Delhi High Court High Court

Cit vs V.P. Jain (Huf) on 23 January, 2003

Delhi High Court
Cit vs V.P. Jain (Huf) on 23 January, 2003
Equivalent citations: 2003 130 TAXMAN 509 Delhi


ORDER

By the court

At the instance of the revenue, the Income Tax Appellate Tribunal, New Delhi, has referred, under section 256(1) of the Income Tax Act, 1961 (hereinafter referred to as “the Act”), the following question for the opinion of this court :

“Whether, on the facts and in the circumstances of the case, the partner is entitled to exemption under section 80L of the Income Tax Act in respect of interest earned by the firm on bank deposits, etc., held in its name ?”

Although the revenue has failed to file the paper books as well as the annexures to the statement of the case but keeping in view the fact that the issue involved in the case is purely legal, we dispense with the filing of the paper book and proceed to dispose of the reference.

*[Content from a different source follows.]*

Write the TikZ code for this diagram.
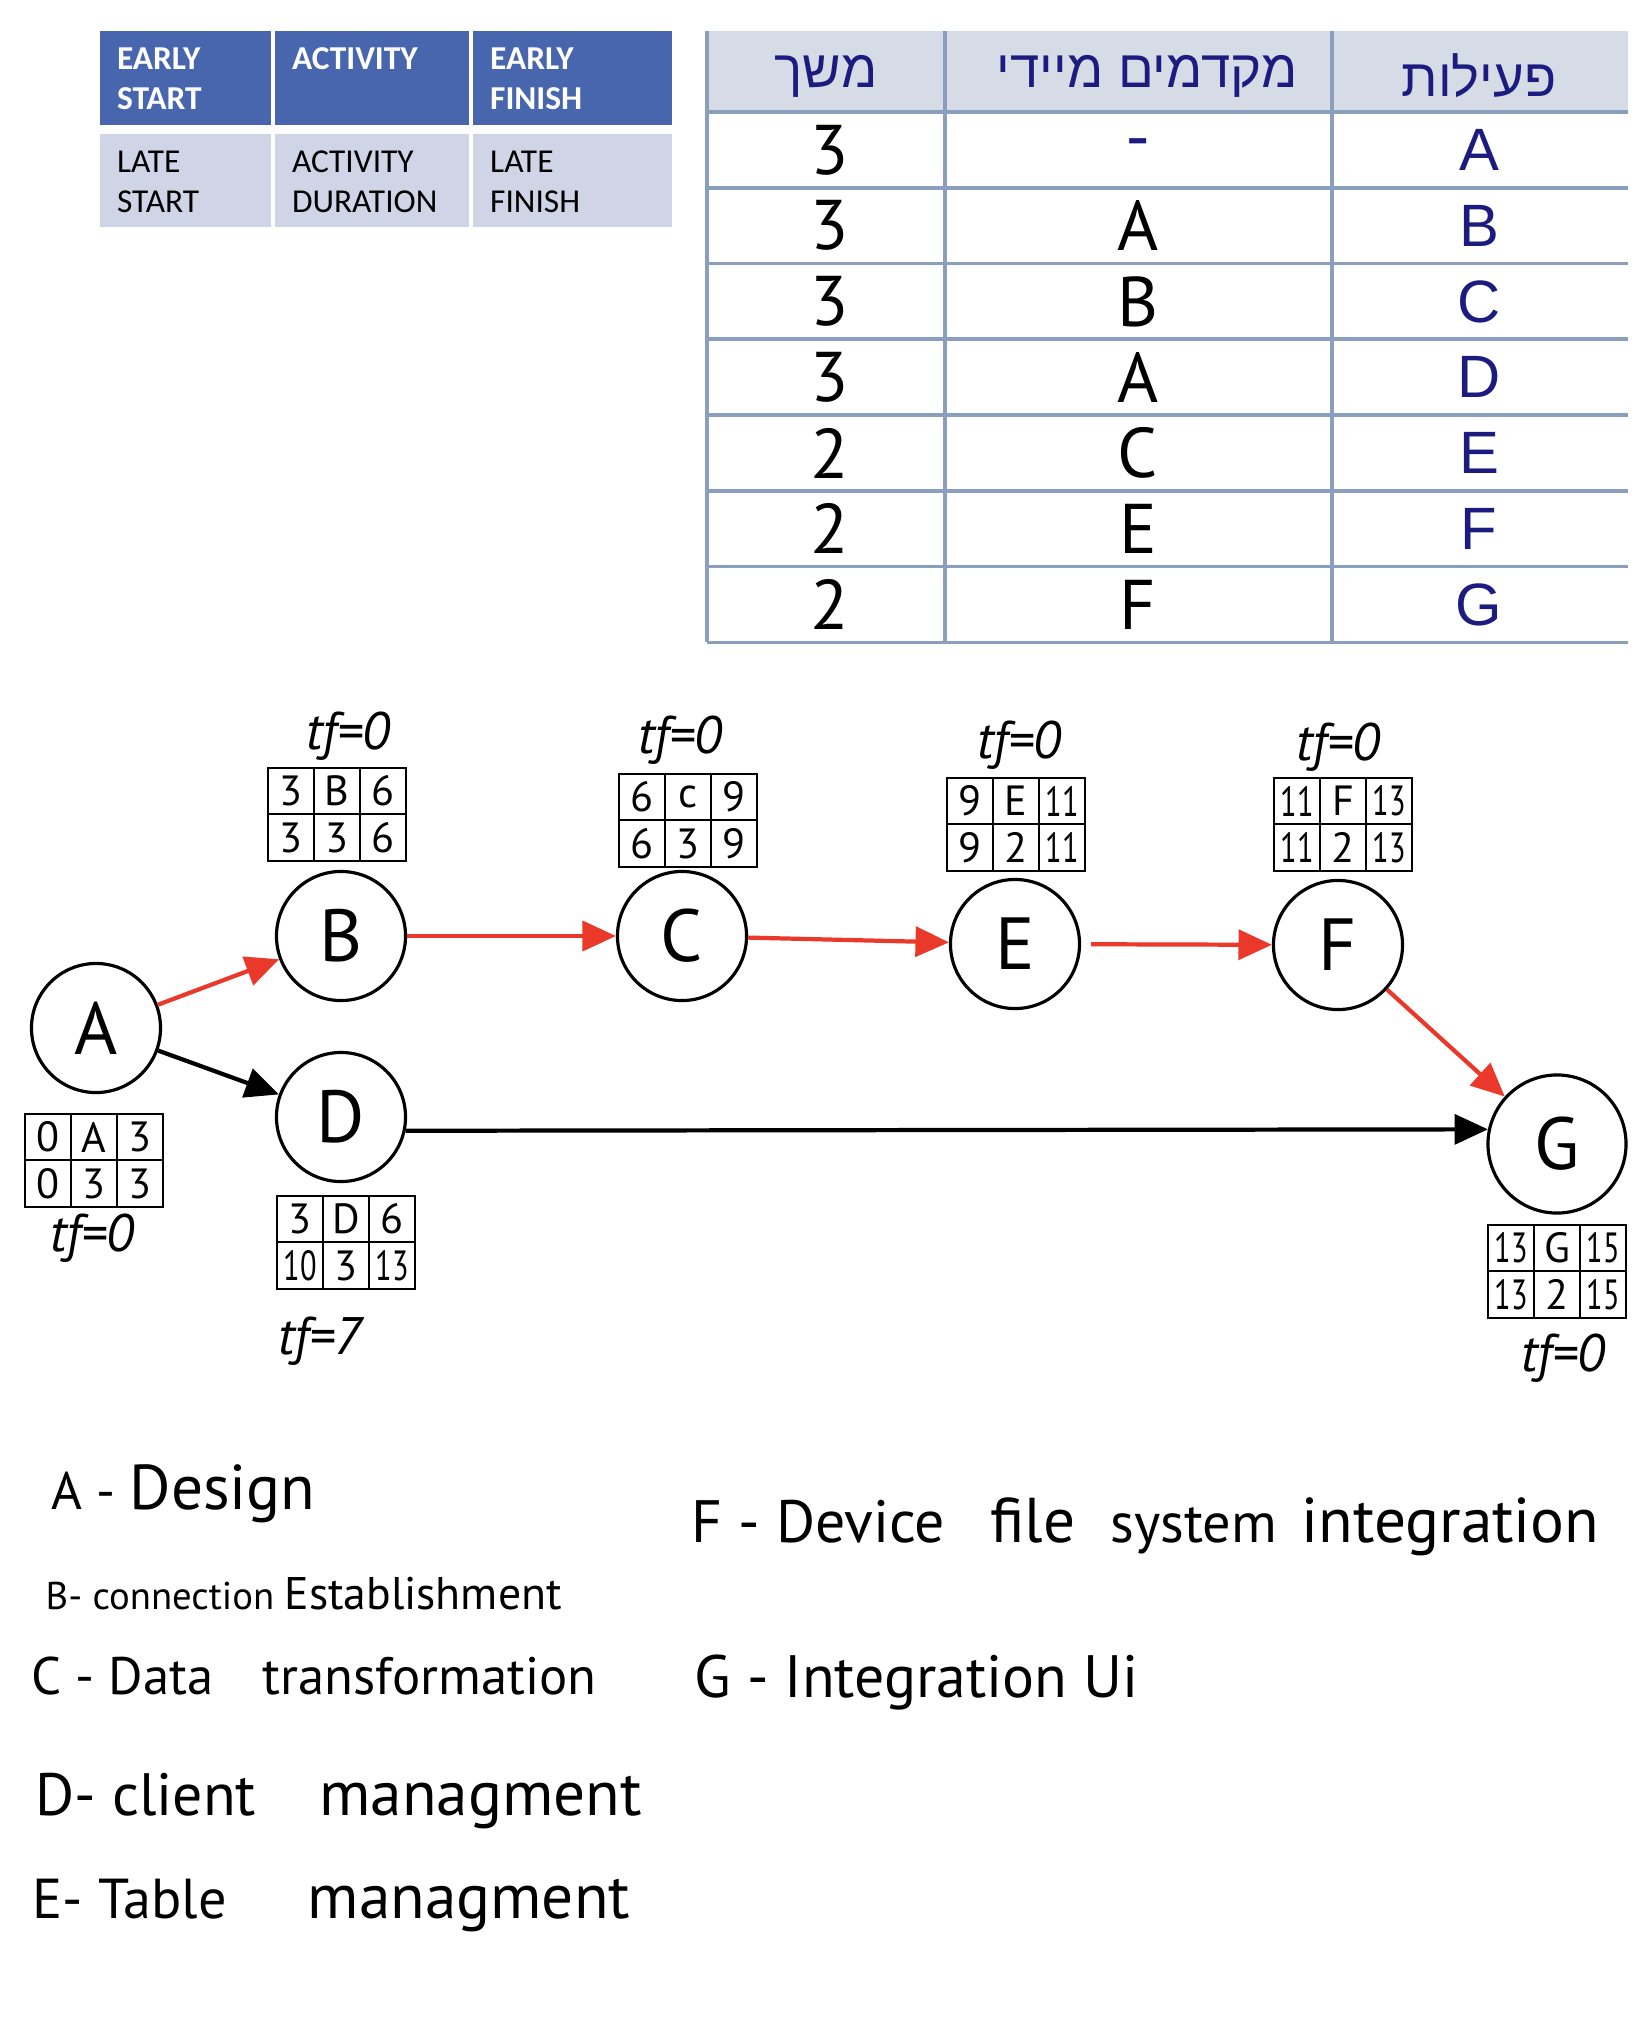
\documentclass[tikz,border=0pt]{standalone}
\usepackage{fontspec}
\usepackage{graphicx}
\setmainfont{Liberation Sans}
\newfontfamily\hebfont[Script=Hebrew]{Liberation Sans}
\newfontfamily\calfont{Carlito}
\newfontfamily\handfont{PT Sans}
\newcommand{\hsz}[1]{\handfont\fontsize{#1}{#1}\selectfont}
\newcommand{\nn}[1]{\scalebox{0.72}[1]{#1}}
\newcommand{\keytop}{\rule[-0.3\baselineskip]{0pt}{\dimexpr\baselineskip+2.2pt\relax}}
\usetikzlibrary{positioning,arrows.meta}
\TeXXeTstate=1

\definecolor{keyblue}{RGB}{72,102,174}
\definecolor{keygrey}{RGB}{207,213,230}
\definecolor{ruleblue}{RGB}{138,158,190}
\definecolor{headgrey}{RGB}{214,220,230}
\definecolor{navy}{RGB}{28,28,128}
\definecolor{critred}{RGB}{234,57,42}

\tikzset{
	keyhead/.style={rectangle, fill=keyblue, text=white, font={\calfont\bfseries\fontsize{9.5}{11.4}\selectfont}, align=left, minimum height=0.94cm, inner xsep=0.17cm, inner ysep=0pt, outer sep=0pt},
	keybody/.style={keyhead, fill=keygrey, text=black, font={\calfont\fontsize{9.5}{11.4}\selectfont}, minimum height=0.93cm},
	event/.style={circle, draw, line width=0.9pt, minimum size=1.29cm, inner sep=0pt, font={\hsz{21}}},
	cell/.style={rectangle, draw, line width=0.6pt, minimum width=0.46cm, minimum height=0.465cm, inner sep=0pt, outer sep=0pt, font={\hsz{12}}},
	slack/.style={font={\hsz{15}\itshape}},
	crit/.style={draw=critred, line width=1.2pt, -{Triangle[length=9.5pt,width=8.5pt]}},
	flow/.style={draw=black, line width=1.2pt, -{Triangle[length=9.5pt,width=8.5pt]}},
	tabrule/.style={draw=ruleblue, line width=1pt},
	hebhead/.style={text=navy, font={\hebfont\fontsize{15}{18}\selectfont}},
	actname/.style={text=navy, font={\fontsize{17}{20}\selectfont}},
	handcell/.style={font={\hsz{20}}},
	legend/.style={anchor=base west, inner sep=0pt}
}

\newcommand{\actbox}[8]{%
	\node[cell] (#1es) at (#2) {#3};
	\node[cell, right=0pt of #1es] (#1nm) {#4};
	\node[cell, right=0pt of #1nm] (#1ef) {#5};
	\node[cell, below=0pt of #1es] (#1ls) {#6};
	\node[cell, right=0pt of #1ls] (#1du) {#7};
	\node[cell, right=0pt of #1du] (#1lf) {#8};
}

\begin{document}
\begin{tikzpicture}[x=0.01cm, y=-0.01cm]
	\useasboundingbox (0,0) rectangle (1640,2018);

	\node[keyhead, text width=1.37cm, anchor=north west] (keyes) at (100,31) {EARLY\keytop\\START\strut};
	\node[keyhead, text width=1.60cm, right=0.04cm of keyes] (keyact) {ACTIVITY\keytop\\\strut};
	\node[keyhead, text width=1.65cm, right=0.04cm of keyact] (keyef) {EARLY\keytop\\FINISH\strut};
	\node[keybody, text width=1.37cm, below=0.09cm of keyes] (keyls) {LATE\keytop\\START\strut};
	\node[keybody, text width=1.60cm, below=0.09cm of keyact] (keydur) {ACTIVITY\keytop\\DURATION\strut};
	\node[keybody, text width=1.65cm, below=0.09cm of keyef] (keylf) {LATE\keytop\\FINISH\strut};

	\fill[headgrey] (707,31) rectangle (1628,112);
	\foreach \y in {112,187.75,263.5,339.25,415,490.75,566.5,642.25}
		\draw[tabrule] (707,\y) -- (1628,\y);
	\foreach \x in {707,945,1332}
		\draw[tabrule] (\x,31) -- (\x,642.25);
	\node[hebhead] (hdur) at (826,76) {\beginR משך\endR};
	\node[hebhead] (hpre) at (1147,76) {\beginR מקדמים מיידי\endR};
	\node[hebhead] (hact) at (1479,76) {\beginR פעילות\endR};
	\foreach \act/\pre/\dur [count=\i from 0] in {A/\textcolor{navy}{-}/3, B/A/3, C/B/3, D/A/3, E/C/2, F/E/2, G/F/2} {
		\node[actname] (act\act) at (1479,150+75.75*\i) {\act};
		\node[handcell] (pre\act) at (1138,150+75.75*\i) {\pre};
		\node[handcell] (dur\act) at (830,150+75.75*\i) {\dur};
	}

	\node[event] (A) at (96,1028) {A};
	\node[event] (B) at (341,936) {B};
	\node[event] (C) at (682,936) {C};
	\node[event] (D) at (341,1117) {D};
	\node[event] (E) at (1015,944) {E};
	\node[event] (F) at (1338,945) {F};
	\node[event, minimum size=1.38cm] (G) at (1557,1144) {G};

	\actbox{A}{48,1137}{0}{A}{3}{0}{3}{3}
	\actbox{B}{291,791}{3}{B}{6}{3}{3}{6}
	\actbox{C}{642,797}{6}{c}{9}{6}{3}{9}
	\actbox{D}{300,1219}{3}{D}{6}{\nn{10}}{3}{\nn{13}}
	\actbox{E}{970,801}{9}{E}{\nn{11}}{9}{2}{\nn{11}}
	\actbox{F}{1297,801}{\nn{11}}{F}{\nn{13}}{\nn{11}}{2}{\nn{13}}
	\actbox{G}{1511,1248}{\nn{13}}{G}{\nn{15}}{\nn{13}}{2}{\nn{15}}

	\node[slack] (tfA) at (92,1238) {tf=0};
	\node[slack] (tfB) at (348,736) {tf=0};
	\node[slack] (tfC) at (680,740) {tf=0};
	\node[slack] (tfD) at (320,1341) {tf=7};
	\node[slack] (tfE) at (1019,745) {tf=0};
	\node[slack] (tfF) at (1338,747) {tf=0};
	\node[slack] (tfG) at (1563,1358) {tf=0};

	\draw[crit] (A) -- (B);
	\draw[flow] (A) -- (D);
	\draw[crit] (B) -- (C);
	\draw[crit] (C) -- (E);
	\draw[crit, shorten <=0.1cm] (E) -- (F);
	\draw[crit] (F) -- (G);
	\draw[flow] (D.-12) -- (G.168);

	\node[legend] (legA) at (51,1509) {{\hsz{15}A - }{\hsz{18}Design}};
	\node[legend] (legB) at (45,1609) {{\hsz{11}B- connection }{\hsz{13}Establishment}};
	\node[legend] (legC) at (31,1694) {\hsz{15}C - Data\hspace{10pt} transformation};
	\node[legend] (legD) at (35,1815) {{\hsz{17}D- client}\hspace{18pt}{\hsz{18}managment}};
	\node[legend] (legE) at (32,1918) {{\hsz{16}E- Table}\hspace{23pt}{\hsz{18}managment}};
	\node[legend] (legF) at (691,1542) {{\hsz{17}F - Device}\hspace{13pt}{\hsz{18}file}\hspace{10pt}{\hsz{16}system}\hspace{7pt}{\hsz{18}integration}};
	\node[legend] (legG) at (694,1697) {\hsz{17}G - Integration Ui};
\end{tikzpicture}
\end{document}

Despite service, no one appears for the respondent-assessed. We have, accordingly, heard Ms. Prem Lata Bansal, learned senior standing counsel for the revenue.

2. The issue raised by the revenue in the reference is as to whether a partner is entitled to exemption under section 80L of the Act in respect of the interest, earned by the firm on certain deposits made by it with a bank.

3. There has been a divergence of opinion on the issue between various High Courts. The Allahabad and the Bombay High Courts have taken the view that in such a situation partners would be entitled to the exemption, whereas the Madhya Pradesh High Court has taken a contrary view. It is, however, submitted by learned counsel for the revenue that in view of the insertion of sub-section (3) in section 80L by the Taxation Laws (Amendment) Act, 1984 with retrospective effect from 1-4-1976, it is not necessary for us to examine the issue in the light of the opinion expressed by various courts. It is urged that in view of the said insertion, which has been made applicable with retrospective effect from 1-4-1976, deduction under section 80L cannot be allowed to the partners of a firm at least from assessment year 1976-77. It is asserted that since in the instant case, the assessment year involved is assessment year 1976-77, the respondent-assessed would not be entitled to deduction under the said section.

Prima facie, we find substance in the contention of learned counsel for the revenue but having regard to the fact that the order of the Tribunal was passed on 26-2-1984, i.e., before the insertion of sub-section (3) by the Taxation Laws (Amendment) Act, 1984, the Tribunal had no occasion to consider the effect of the said amendment in the Statute.

Under the circumstances, we are of the view that it would be proper and expedient if the matter is remitted back to the Tribunal for reconsideration in the light of the aforenoted amendment. We order accordingly.

4. The reference stands disposed of in the above terms with no order as to costs.